Kürdistan ve Türkiye Kamuoyuna
Türkiye’nin 2013 yılından beri izlediği Suriye ve yüzyıllık Kürd(istan) siyaseti külliyen yanlıştır.
Rojava(Batı Kürdistan)’ya karşı hasmane tutum ile Efrîn’e karşı saldırgan dil ve politika bölge ve dünya barışına zarar verdiği gibi; Türkiye siyasi sınırları içindeki Kürdleri de ciddi olarak rahatsız etmektedir. Kemalist, Türkçü ve saldırgan derin devletin eli ve ağzı olan Erdoğan ve Bahçeli’nin dışında; Rojava ve Efrîn’e hasmane tutumu onaylayan yoktur.
Referandum ve Kerkûk meselesinde olduğu gibi, Erdoğan‘ın şahsında somutlaşan ittifakın yanlış siyaseti, maslahata da, İslami ve insani değerlere de aykırıdır.
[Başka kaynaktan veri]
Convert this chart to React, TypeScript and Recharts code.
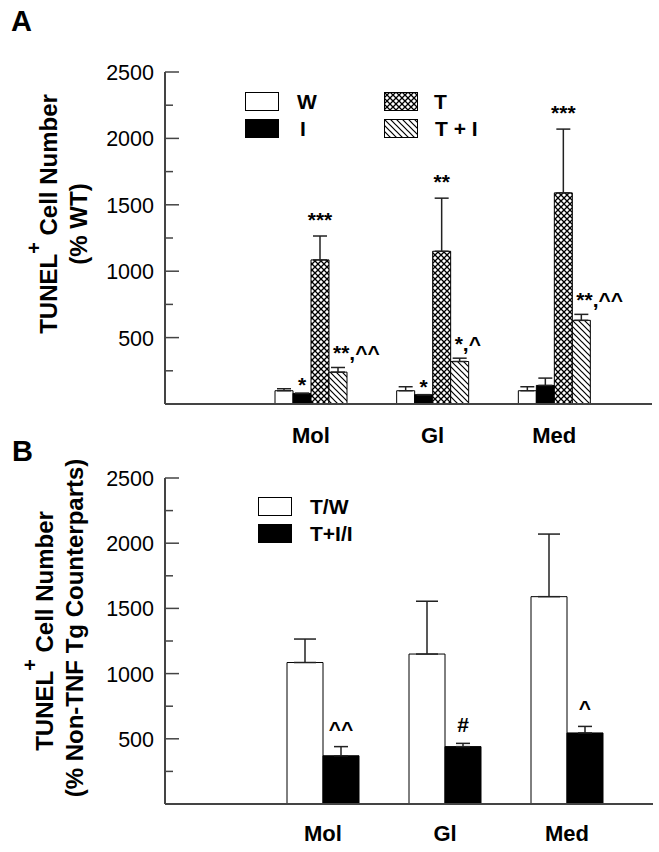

Kürdler, Efrîn ve Rojava’da saldırgan taraf değil, savunma durumundadırlar.
Türk ve Kürd halkının bin yıllık ilişkisi inişli çıkışlı olsa da, coğrafya ve komşuluk bir kaderdir. Kadere razı olmak ve adil yaklaşım esastır. Türkiye’nin yüzyıllık fiiliyatı, adil olmanın ötesinde, Dêrsim ve Zîlan örneğinde gördüğümüz, katliamlarla şöhret bulmuştur. Irak devletinin Enfal ve Halepçe pratiği de aynıdır.
Rojava ve Efrîn’e yönelik saldırgan söylem ve tutumu mahkum ediyor, Türk devletine bu siyaseti bırakmasını tavsiye ediyoruz. Aksi halde Türkiye ve Kürdistan halkı kaybedecek, yüzyıllarca sürecek kin ve nefret tohumları ekilmiş olacak ve şüphesiz bunun müsebbibi ve sorumluları da Türk devleti ve hükümeti olacaktır.
Kürdistan ve Türkiye ile dünya kamuoyunu, bu uğursuz sürece karşı tavır almaya ve mazlum Kürd kalkıyla dayanışmaya çağırıyoruz.
Elbette mazlumlar ve barış kazanacak; zalimler ise hak ettiği cezaya düçar olacaklardır.